Fluctuating incomes are a part of life for many people, particularly those who are self-employed and those whose jobs pay hourly wages and whose schedules vary from week to week. You tend to live “feast or famine.” That is, you probably bring in a lot of money in some months and less in other months. You may have busier times, and times which are slower in your business or job.
The idea with a fluctuating income is to plan ahead for the times when you don’t bring in much income by saving during the months that you do. These steps will help you do that, and to create a written budget plan that reflects this:
1) Estimate your total annual income. If you’ve been self-employed or otherwise had a fluctuating income for more than a year or two, use the last two years as a guide. This is a good figure to use if you expect that your current year’s income will be approximately the same.
It’s advisable not to over-project. Keep your figure on the low side. It’s much easier to adjust your budget later on for too much money than for too little.
2) Now divide that figure by 12. The total that you arrive at will be the figure that you’ll use each month as your monthly income.
3) Now, identify expenses that are the same from month to month. This typically includes rent/mortgage payments, loan payments (car, student loans) and minimum credit card payments. Most people include the cost of groceries in this category.
4) Next, make a list of all of the other things that you typically spend money on throughout the year. These are the things that fluctuate in cost, and also the expenses that don’t necessarily occur monthly (like school fees, clothing needs, etc.).
5) Draw up a budget plan. List your monthly income at the top of the page. (You should have one page for each month of the year.) This is the figure that you arrived at according to step 2.

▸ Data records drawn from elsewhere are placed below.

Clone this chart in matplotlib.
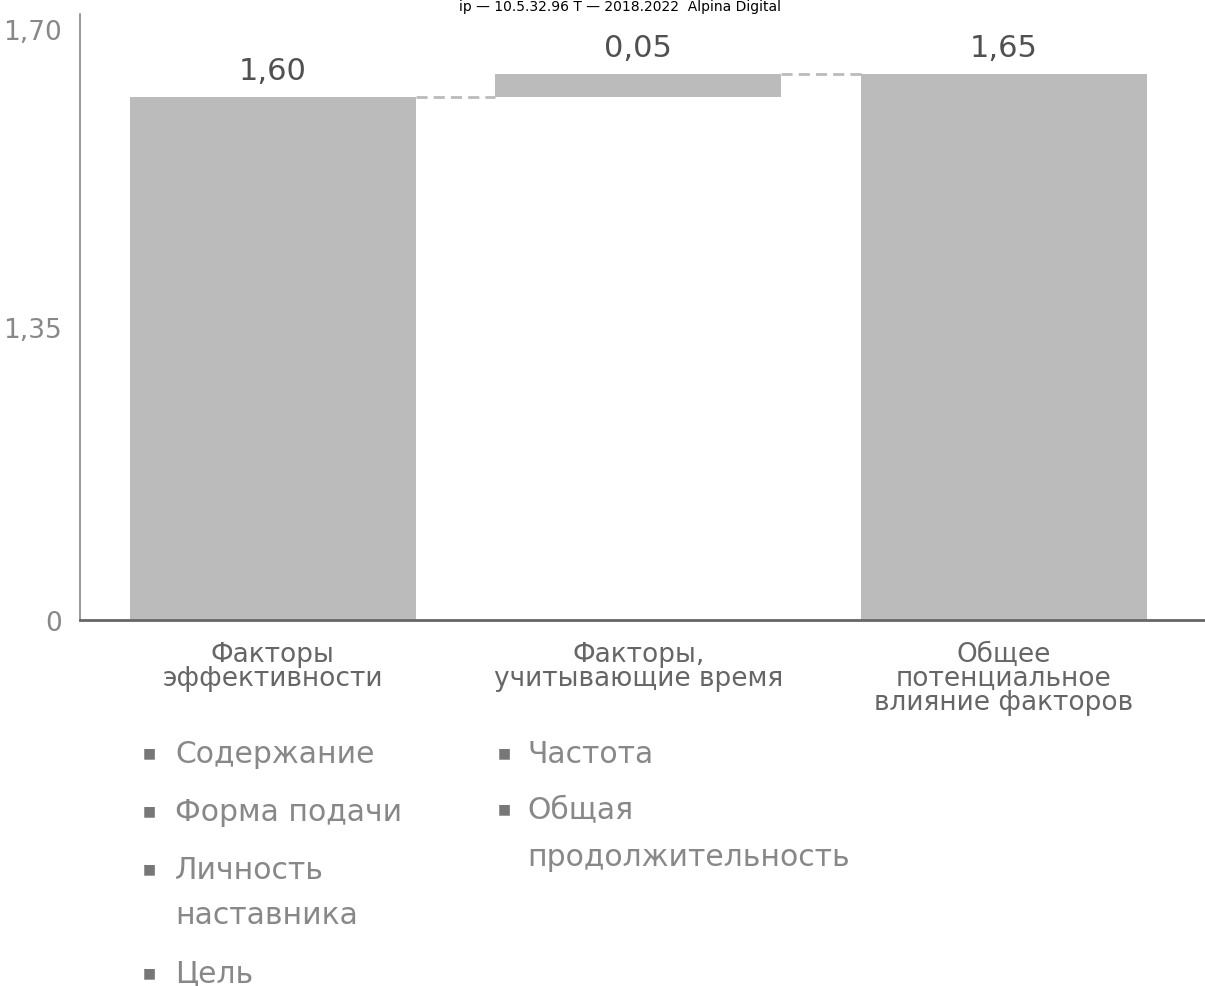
# imports
import numpy as np
import matplotlib
matplotlib.use('Agg')
import matplotlib.pyplot as plt

# Data
categories = ['Факторы\nэффективности',
              'Факторы,\nучитывающие время',
              'Общее\nпотенциальное\nвлияние факторов']
steps = [1.60, 0.05]                      # waterfall steps
total = sum(steps)                        # 1.65
values = steps + [total]
bottoms = [0, steps[0], 0]
y_ticks = [0, 1.35, 1.70]
y_ticklabels = ['0', '1,35', '1,70']
left_items = [['Содержание'], ['Форма подачи'], ['Личность', 'наставника'], ['Цель']]
right_items = [['Частота'], ['Общая', 'продолжительность']]
watermark = 'ip — 10.5.32.96 T — 2018.2022  Alpina Digital'

W, H = 1205, 987
BAR = '#bbbbbb'


def fx(x):
    return x / W


def fy(y):
    return 1 - y / H


# schematic (broken) y axis
vk = [0, 1.35, 1.60, 1.65, 1.70, 1.75]
pk = [0, 293, 523, 546, 591, 636]


def fwd(v):
    return np.interp(v, vk, pk)


def inv(p):
    return np.interp(p, pk, vk)


fig = plt.figure(figsize=(W / 100, H / 100), dpi=100)
ax = fig.add_axes([fx(80), fy(621), fx(W - 80), (621 - 15) / H])
ax.set_yscale('function', functions=(fwd, inv))

x = np.arange(len(values))
width = 0.783
tops = [b + v for b, v in zip(bottoms, values)]
ax.bar(x, values, bottom=bottoms, width=width, color=BAR, zorder=2)

# connectors
for i in range(len(values) - 1):
    ax.plot([x[i] + width / 2, x[i + 1] - width / 2], [tops[i], tops[i]],
            ls=(0, (4, 2.2)), color=BAR, lw=2, zorder=1)

# value labels
for i, v in enumerate(values):
    ax.annotate(f'{v:.2f}'.replace('.', ','), (x[i], tops[i]),
                xytext=(0, 13), textcoords='offset points',
                ha='center', va='baseline', fontsize=22, color='#505050')

ax.set_xlim(-0.528, 2.551)
ax.set_ylim(0, inv(606))
ax.set_yticks(y_ticks)
ax.set_yticklabels(y_ticklabels, fontsize=19, color='#888888')
ax.set_xticks(x)
ax.set_xticklabels(categories, fontsize=19, color='#666666', linespacing=0.9, va='top')
ax.tick_params(axis='y', length=0, pad=13)
ax.tick_params(axis='x', length=0, pad=15)
ax.minorticks_off()

for s in ['top', 'right']:
    ax.spines[s].set_visible(False)
ax.spines['left'].set_color('#888888')
ax.spines['left'].set_linewidth(1.2)
ax.spines['bottom'].set_color('#666666')
ax.spines['bottom'].set_linewidth(2)
ax.spines['bottom'].set_zorder(3)

# bullet lists
def bullets(items, xb, xt, baselines):
    k = 0
    for item in items:
        for j, line in enumerate(item):
            if j == 0:
                fig.text(fx(xb), fy(baselines[k] - 10), '■', fontsize=10, color='#777777',
                         ha='center', va='center')
            fig.text(fx(xt), fy(baselines[k]), line, fontsize=21.5, color='#888888',
                     ha='left', va='baseline')
            k += 1


bullets(left_items, 149, 175, [763, 821, 879, 924, 983])
bullets(right_items, 504, 527, [763, 819, 866])

# small watermark line at the very top
fig.text(fx(620), fy(11), watermark, fontsize=10, color='black', ha='center', va='baseline')

fig.savefig('out.png', dpi=100, facecolor='white')
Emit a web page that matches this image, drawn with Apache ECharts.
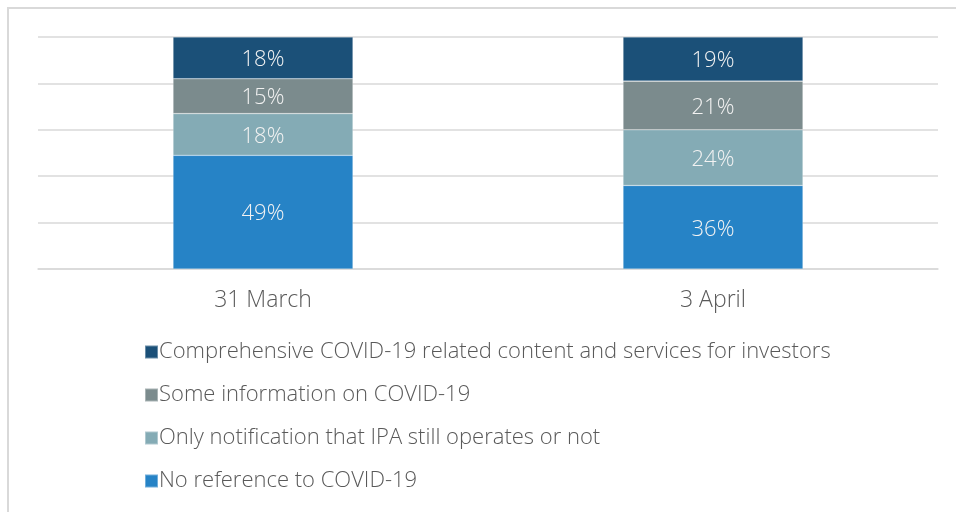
<!DOCTYPE html>
<html><head><meta charset="utf-8">
<script src="https://cdn.jsdelivr.net/npm/echarts@6/dist/echarts.min.js"></script>
<style>html,body{margin:0;padding:0;background:#fff}#c{width:956px;height:512px}</style>
</head><body><div id="c"></div>
<script>
var categories = ['31 March', '3 April'];
var seriesNames = [
  'Comprehensive COVID-19 related content and services for investors',
  'Some information on COVID-19',
  'Only notification that IPA still operates or not',
  'No reference to COVID-19'
];
var comprehensive = [18, 19];
var someInfo = [15, 21];
var onlyNotification = [18, 24];
var noReference = [49, 36];
var yTicks = [0, 20, 40, 60, 80, 100];

var colors = {
  comprehensive: '#1B5078',
  someInfo: '#7B8B8D',
  onlyNotification: '#84ABB5',
  noReference: '#2683C6'
};
var FONT = '"Open Sans"';

function mk(name, data, color) {
  return {
    name: name, type: 'bar', stack: 'total', data: data, barWidth: '40%',
    itemStyle: { color: color, borderColor: 'rgba(255,255,255,0.35)', borderWidth: 0.6 },
    label: { show: true, position: 'inside', formatter: '{c}%', color: '#F2F2F2', offset: [0, 2],
             fontFamily: FONT, fontWeight: 300, fontSize: 22 },
    emphasis: { disabled: true }
  };
}

var chart = echarts.init(document.getElementById('c'), null, { renderer: 'canvas' });
chart.setOption({
  animation: false,
  backgroundColor: '#fff',
  graphic: [{
    type: 'polyline', shape: { points: [[8, 512], [8, 8], [956, 8]] },
    style: { stroke: '#D9D9D9', lineWidth: 2, fill: null }
  }],
  grid: { left: 38, right: 18, top: 37, bottom: 243, containLabel: false },
  xAxis: {
    type: 'category', data: categories,
    axisLine: { lineStyle: { color: '#D9D9D9', width: 1.5 } },
    axisTick: { show: false },
    axisLabel: { color: '#595959', fontFamily: FONT, fontWeight: 300, fontSize: 23, margin: 20 }
  },
  yAxis: {
    type: 'value', min: yTicks[0], max: yTicks[yTicks.length - 1], interval: yTicks[1] - yTicks[0],
    axisLabel: { show: false }, axisLine: { show: false }, axisTick: { show: false },
    splitLine: { lineStyle: { color: '#D9D9D9', width: 1.5 } }
  },
  legend: {
    orient: 'vertical', left: 139, top: 336, height: 172,
    data: seriesNames.slice(),
    itemWidth: 13, itemHeight: 13, itemGap: 21,
    icon: 'rect',
    textStyle: { color: '#595959', fontFamily: FONT, fontWeight: 300, fontSize: 22, lineHeight: 22, padding: [0, 0, 0, -4] },
    selectedMode: false
  },
  series: [
    mk(seriesNames[3], noReference, colors.noReference),
    mk(seriesNames[2], onlyNotification, colors.onlyNotification),
    mk(seriesNames[1], someInfo, colors.someInfo),
    mk(seriesNames[0], comprehensive, colors.comprehensive)
  ]
});
</script></body></html>
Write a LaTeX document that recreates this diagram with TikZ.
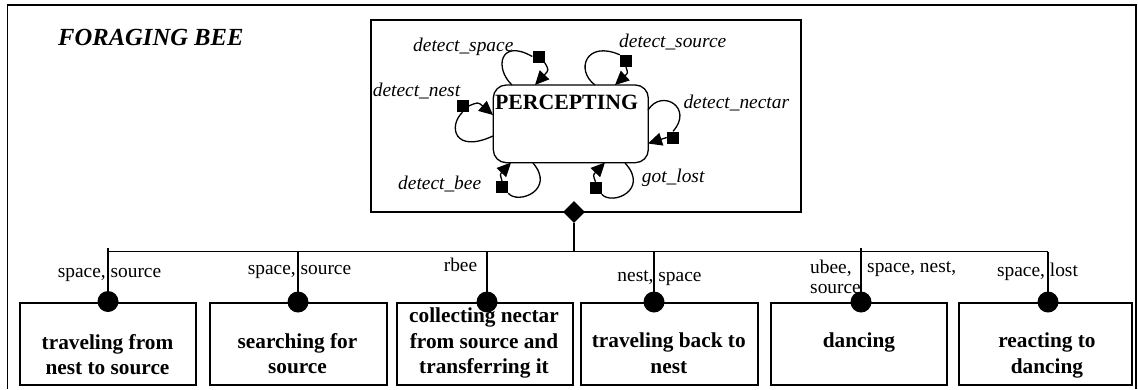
\documentclass[tikz,border=0pt]{standalone}
\usepackage{fontspec}
\setmainfont{Liberation Serif}
\usetikzlibrary{arrows.meta,shapes.geometric}
\begin{document}
\begin{tikzpicture}[x=1pt,y=-1pt,
  ln/.style={line width=1.3pt, black},
  lbl/.style={font=\fontsize{19.4}{22}\selectfont\itshape, inner sep=0pt, anchor=base west},
  tag/.style={font=\fontsize{19.4}{22}\selectfont, inner sep=0pt, anchor=base},
  tagw/.style={font=\fontsize{19.4}{22}\selectfont, inner sep=0pt, anchor=base west},
  act/.style={draw, line width=1.3pt, minimum height=82pt, inner sep=0pt},
  acttext/.style={font=\fontsize{21.3}{25.5}\selectfont\bfseries, align=center, inner sep=0pt},
  sq/.style={fill=black, minimum size=12pt, inner sep=0pt},
  dot/.style={circle, fill=black, minimum size=21pt, inner sep=0pt},
  arr/.style={ln, -{Triangle[length=14pt,width=13pt]}},
]
\useasboundingbox (0,0) rectangle (1138,389);
% outer frame
\draw[ln] (7.5,389) -- (7.5,5) -- (1136,5) -- (1136,389);
\node[font=\fontsize{24.6}{28}\selectfont\bfseries\itshape, inner sep=0pt, anchor=base west] (title) at (58,45) {FORAGING BEE};

% perception frame
\node[draw, ln, minimum width=430pt, minimum height=192pt, inner sep=0pt] (pframe) at (586,116) {};
\node[draw, ln, rounded corners=13pt, minimum width=155pt, minimum height=77.7pt, inner sep=0pt] (perc) at (570.8,123.85) {};
\node[font=\fontsize{21.8}{24}\selectfont\bfseries, inner sep=0pt, anchor=base] (ptext) at (566.5,109.5) {PERCEPTING};

% self loops
\node[sq] (s1) at (538.5,56.5) {};
\draw[ln] (512,85) .. controls (494,68) and (500,38) .. (s1.west);
\draw[arr] (s1.south east) .. controls (549,70) .. (535,85);
\node[lbl] (l1) at (413,51) {detect\_space};

\node[sq] (s2) at (626,61) {};
\draw[ln] (595,85) .. controls (575,70) and (586,40) .. (s2.north west);
\draw[arr] (s2.south) .. controls (628,73) .. (615,85);
\node[lbl] (l2) at (619,47) {detect\_source};

\node[sq] (s3) at (462.5,106) {};
\draw[arr] (s3.east) .. controls (478,102) .. (493,115);
\draw[ln] (s3.south) .. controls (448,126) and (454,154) .. (493,136);
\node[lbl] (l3) at (372.7,96) {detect\_nest};

\node[sq] (s4) at (673,137.5) {};
\draw[ln] (648,110) .. controls (662,88) and (694,108) .. (s4.north);
\draw[arr] (s4.west) -- (648,143.5);
\node[lbl] (l4) at (683.3,108) {detect\_nectar};

\node[sq] (s5) at (502,187) {};
\draw[arr] (s5.north) .. controls (500,174) .. (511,162.5);
\draw[ln] (s5.south east) .. controls (518,205) and (556,190) .. (533,163);
\node[lbl] (l5) at (398,189) {detect\_bee};

\node[sq] (s6) at (595.5,188) {};
\draw[arr] (s6.north) .. controls (593,175) .. (605,162.5);
\draw[ln] (s6.south east) .. controls (612,206) and (650,190) .. (625,163);
\node[lbl] (l6) at (641.7,182.5) {got\_lost};

% diamond and bus
\node[diamond, fill=black, minimum size=22pt, inner sep=0pt] (dia) at (574,212) {};
\coordinate (jd) at (574,251.5);
\coordinate (busL) at (108,251.5);
\coordinate (busR) at (1048,251.5);
\draw[ln] (dia.south) -- (jd);
\draw[ln] (busL) -- (busR);

% activity boxes
\node[act, minimum width=176pt] (b1) at (108,344) {};
\node[act, minimum width=177pt] (b2) at (298.5,344) {};
\node[act, minimum width=176pt] (b3) at (485,344) {};
\node[act, minimum width=177pt] (b4) at (669.5,344) {};
\node[act, minimum width=176pt] (b5) at (859,344) {};
\node[act, minimum width=173pt] (b6) at (1045.5,344) {};

\node[acttext] (t1) at (107.5,354.6) {traveling from\\nest to source};
\node[acttext] (t2) at (297.5,353.7) {searching for\\source};
\node[acttext] (t3) at (484,343.4) {collecting nectar\\from source and\\transferring it};
\node[acttext] (t4) at (668.8,353.4) {traveling back to\\nest};
\node[acttext] (t5) at (859,342.9) {dancing};
\node[acttext] (t6) at (1047,355.6) {reacting to\\dancing};

% branch labels
\node[tag] (g1) at (109.5,277) {space, source};
\node[tag] (g2) at (299.5,274.3) {space, source};
\node[tag] (g3) at (460.5,271.7) {rbee};
\node[tag] (g4) at (659.5,281.7) {nest, space};
\node[tagw] (g5a) at (810,273.3) {ubee,};
\node[tagw] (g5b) at (810,293.3) {source};
\node[tagw] (g5c) at (867,272.7) {space, nest,};
\node[tag] (g6) at (1037.5,276.7) {space, lost};

% branches and dots
\coordinate (j1) at (108,248);
\coordinate (j2) at (298,251.5);
\coordinate (j3) at (487,251.5);
\coordinate (j4) at (654,251.5);
\coordinate (j5) at (861,248);
\coordinate (j6) at (1048,251.5);
\node[dot] (d1) at (108,301.5) {};
\node[dot] (d2) at (298,302) {};
\node[dot] (d3) at (487,302) {};
\node[dot] (d4) at (654,302) {};
\node[dot] (d5) at (861,302) {};
\node[dot] (d6) at (1048,302) {};
\draw[ln] (j1) -- (d1.center);
\draw[ln] (j2) -- (d2.center);
\draw[ln] (j3) -- (d3.center);
\draw[ln] (j4) -- (d4.center);
\draw[ln] (j5) -- (d5.center);
\draw[ln] (j6) -- (d6.center);
\end{tikzpicture}
\end{document}
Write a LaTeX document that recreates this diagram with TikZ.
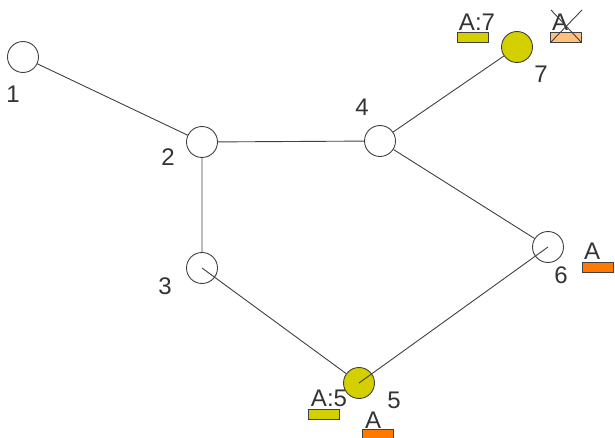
\documentclass[tikz,border=0pt]{standalone}
\usepackage{fontspec}
\setmainfont{Liberation Sans}
\definecolor{edgegray}{RGB}{64,64,64}
\definecolor{txtgray}{RGB}{51,51,51}
\definecolor{markyellow}{RGB}{212,208,0}
\definecolor{markorange}{RGB}{255,120,0}
\definecolor{markpale}{RGB}{255,192,128}
\begin{document}
\begin{tikzpicture}[x=1pt,y=-1pt,
  vtx/.style={circle,draw=edgegray,fill=white,line width=0.9pt,minimum size=31pt,inner sep=0pt},
  hit/.style={vtx,fill=markyellow},
  num/.style={text=txtgray,inner sep=0pt,font=\fontsize{24}{24}\selectfont},
  tag/.style={draw=edgegray,line width=0.9pt,minimum width=31pt,minimum height=10pt,inner sep=0pt},
  every path/.style={edgegray,line width=0.9pt}]
\useasboundingbox (0,0) rectangle (615,438);
% vertices
\node[vtx] (v1) at (23,57) {};
\node[vtx] (v2) at (202,142) {};
\node[vtx] (v3) at (202,268) {};
\node[vtx] (v4) at (380,141) {};
\node[hit] (v5) at (359,383) {};
\node[vtx] (v6) at (548,247) {};
\node[hit] (v7) at (517,47) {};
% numbers
\node[num] (l1) at (13,94) {1};
\node[num] (l2) at (168,157) {2};
\node[num] (l3) at (165,286) {3};
\node[num] (l4) at (362,107) {4};
\node[num] (l5) at (394,400) {5};
\node[num] (l6) at (561,275) {6};
\node[num] (l7) at (541,74) {7};
% edges
\draw (v1) -- (v2) (v2) -- (v4) (v2) -- (v3) (v4) -- (v7) (v4) -- (v6);
\draw (v3.center) -- (v5);
\draw (v5.center) -- (v6.center);
% marks at 7
\node[tag,fill=markyellow] (b7) at (472.5,37) {};
\node[num] (t7) at (477,22) {A:7};
\node[tag,fill=markpale] (b7x) at (566,37) {};
\node[num] (t7x) at (560,22) {A};
\coordinate (xa) at (551,10); \coordinate (xb) at (581,42);
\coordinate (xc) at (582,10); \coordinate (xd) at (551,42);
\draw (xa) -- (xb) (xc) -- (xd);
% mark at 6
\node[tag,fill=markorange] (b6) at (597.5,267) {};
\node[num] (t6) at (592,251) {A};
% marks at 5
\node[tag,fill=markyellow] (b5) at (324,414) {};
\node[num] (t5) at (329,398) {A:5};
\node[tag,fill=markorange] (b5o) at (378,434) {};
\node[num] (t5o) at (373,420) {A};
\end{tikzpicture}
\end{document}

Next, write down all of your regular, recurring, non-variable monthly expenses (as you determined in step 3). Write down how much you pay for each.
Then, write down all of those other, variable expenses. You may want to lump several of them into one major category. For example, you might list school expenses and extra-curricular activities fees in the same category.
Finally, allot a budget amount to each of those categories. To determine this, estimate how much you’ll spend on each category over an entire year and then divide that figure by 12 months. This is how much you’ll set aside each month for those needs.
Living by your budget: The idea now is to put away whatever you bring in each month into a bank account. At the beginning of each month (or whenever your budget month begins) you’ll withdraw or set aside the amount as determined in step 2.
Anything over and above that amount will be left in your account and carried over to the next month. During busy months you’ll have excess to carry over into the following month. It is this “carryover” that will help top you up on the months when you don’t bring in the full amount that you’ve budgeted for.
Of course, if you’re just starting out at budgeting and this happens to be a lean month, it may take a couple of months or more to get on the right track. That’s okay.
Until then, do your best to shuffle funds around to cover the shortfall. You may have to cut back on grocery spending, drive less so you’ll save on gas or put off a monthly payment until the day it’s due.
Try to avoid using your credit card to keep up with your budget. If you do have to use it, make sure that you budget enough money to pay off your new charges during those months when you’re making more money.